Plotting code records

►

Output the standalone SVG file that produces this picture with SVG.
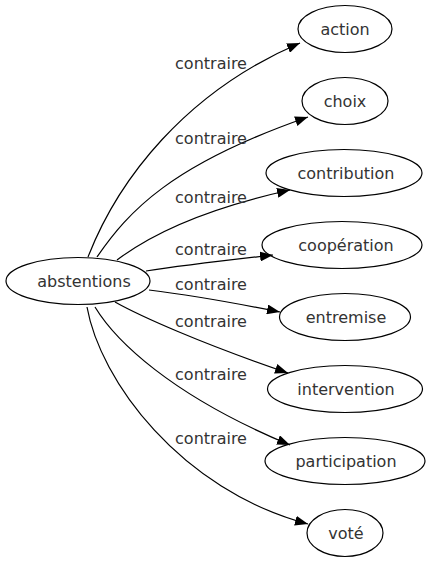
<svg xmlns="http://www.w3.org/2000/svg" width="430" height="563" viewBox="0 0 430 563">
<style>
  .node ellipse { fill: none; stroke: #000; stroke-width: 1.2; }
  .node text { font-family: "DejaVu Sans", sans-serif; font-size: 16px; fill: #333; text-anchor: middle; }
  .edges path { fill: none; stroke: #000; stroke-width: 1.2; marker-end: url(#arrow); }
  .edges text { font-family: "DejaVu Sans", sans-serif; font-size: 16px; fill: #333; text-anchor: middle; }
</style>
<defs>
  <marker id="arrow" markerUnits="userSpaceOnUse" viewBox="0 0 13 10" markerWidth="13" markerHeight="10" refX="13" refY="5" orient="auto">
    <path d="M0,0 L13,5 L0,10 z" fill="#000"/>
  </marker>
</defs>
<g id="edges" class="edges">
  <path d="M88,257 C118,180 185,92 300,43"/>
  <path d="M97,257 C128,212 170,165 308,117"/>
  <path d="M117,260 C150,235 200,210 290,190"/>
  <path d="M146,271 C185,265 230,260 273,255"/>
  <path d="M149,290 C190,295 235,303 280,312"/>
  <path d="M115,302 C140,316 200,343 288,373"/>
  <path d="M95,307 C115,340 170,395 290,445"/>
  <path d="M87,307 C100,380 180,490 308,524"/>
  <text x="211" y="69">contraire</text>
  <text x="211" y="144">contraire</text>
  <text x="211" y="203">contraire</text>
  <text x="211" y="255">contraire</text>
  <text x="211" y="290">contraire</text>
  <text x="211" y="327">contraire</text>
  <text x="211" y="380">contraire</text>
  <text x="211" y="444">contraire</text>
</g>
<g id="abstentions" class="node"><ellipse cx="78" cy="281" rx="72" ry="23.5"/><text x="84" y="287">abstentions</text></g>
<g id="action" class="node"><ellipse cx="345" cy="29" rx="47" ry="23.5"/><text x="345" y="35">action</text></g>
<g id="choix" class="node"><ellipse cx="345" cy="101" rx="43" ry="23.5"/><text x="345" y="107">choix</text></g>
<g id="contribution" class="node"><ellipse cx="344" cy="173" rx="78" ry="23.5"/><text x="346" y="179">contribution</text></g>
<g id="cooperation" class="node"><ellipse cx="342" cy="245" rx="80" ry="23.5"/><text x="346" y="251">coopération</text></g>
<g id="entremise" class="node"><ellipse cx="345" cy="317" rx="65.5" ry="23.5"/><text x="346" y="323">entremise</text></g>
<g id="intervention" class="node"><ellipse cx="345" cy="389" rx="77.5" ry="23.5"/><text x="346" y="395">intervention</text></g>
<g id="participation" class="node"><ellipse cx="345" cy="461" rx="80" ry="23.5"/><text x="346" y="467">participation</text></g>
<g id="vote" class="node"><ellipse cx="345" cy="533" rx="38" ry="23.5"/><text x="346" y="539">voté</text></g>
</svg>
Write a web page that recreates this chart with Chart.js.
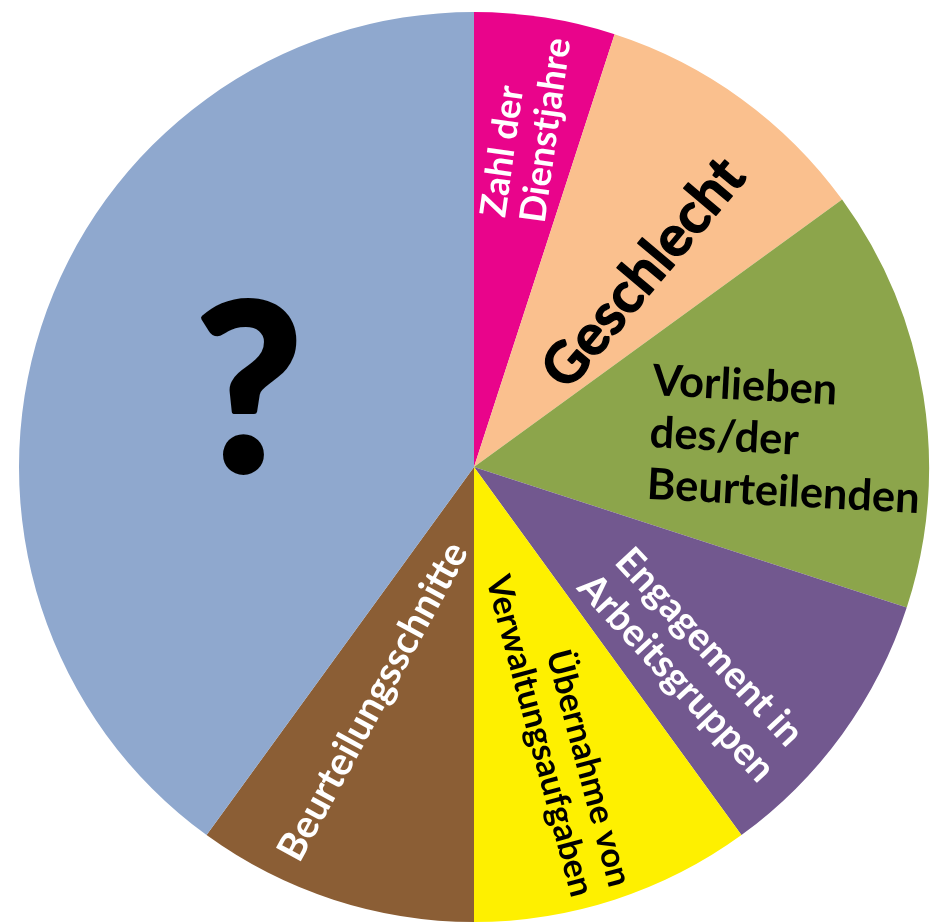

◄

Keep the pictures out and write out the records exactly.

CORRECT RESULT:
Output the standalone SVG file that produces this picture with SVG.
<svg xmlns="http://www.w3.org/2000/svg" width="430" height="563" viewBox="0 0 430 563">
<style>
  .node ellipse { fill: none; stroke: #000; stroke-width: 1.2; }
  .node text { font-family: "DejaVu Sans", sans-serif; font-size: 16px; fill: #333; text-anchor: middle; }
  .edges path { fill: none; stroke: #000; stroke-width: 1.2; marker-end: url(#arrow); }
  .edges text { font-family: "DejaVu Sans", sans-serif; font-size: 16px; fill: #333; text-anchor: middle; }
</style>
<defs>
  <marker id="arrow" markerUnits="userSpaceOnUse" viewBox="0 0 13 10" markerWidth="13" markerHeight="10" refX="13" refY="5" orient="auto">
    <path d="M0,0 L13,5 L0,10 z" fill="#000"/>
  </marker>
</defs>
<g id="edges" class="edges">
  <path d="M88,257 C118,180 185,92 300,43"/>
  <path d="M97,257 C128,212 170,165 308,117"/>
  <path d="M117,260 C150,235 200,210 290,190"/>
  <path d="M146,271 C185,265 230,260 273,255"/>
  <path d="M149,290 C190,295 235,303 280,312"/>
  <path d="M115,302 C140,316 200,343 288,373"/>
  <path d="M95,307 C115,340 170,395 290,445"/>
  <path d="M87,307 C100,380 180,490 308,524"/>
  <text x="211" y="69">contraire</text>
  <text x="211" y="144">contraire</text>
  <text x="211" y="203">contraire</text>
  <text x="211" y="255">contraire</text>
  <text x="211" y="290">contraire</text>
  <text x="211" y="327">contraire</text>
  <text x="211" y="380">contraire</text>
  <text x="211" y="444">contraire</text>
</g>
<g id="abstentions" class="node"><ellipse cx="78" cy="281" rx="72" ry="23.5"/><text x="84" y="287">abstentions</text></g>
<g id="action" class="node"><ellipse cx="345" cy="29" rx="47" ry="23.5"/><text x="345" y="35">action</text></g>
<g id="choix" class="node"><ellipse cx="345" cy="101" rx="43" ry="23.5"/><text x="345" y="107">choix</text></g>
<g id="contribution" class="node"><ellipse cx="344" cy="173" rx="78" ry="23.5"/><text x="346" y="179">contribution</text></g>
<g id="cooperation" class="node"><ellipse cx="342" cy="245" rx="80" ry="23.5"/><text x="346" y="251">coopération</text></g>
<g id="entremise" class="node"><ellipse cx="345" cy="317" rx="65.5" ry="23.5"/><text x="346" y="323">entremise</text></g>
<g id="intervention" class="node"><ellipse cx="345" cy="389" rx="77.5" ry="23.5"/><text x="346" y="395">intervention</text></g>
<g id="participation" class="node"><ellipse cx="345" cy="461" rx="80" ry="23.5"/><text x="346" y="467">participation</text></g>
<g id="vote" class="node"><ellipse cx="345" cy="533" rx="38" ry="23.5"/><text x="346" y="539">voté</text></g>
</svg>
Write a web page that recreates this chart with Chart.js.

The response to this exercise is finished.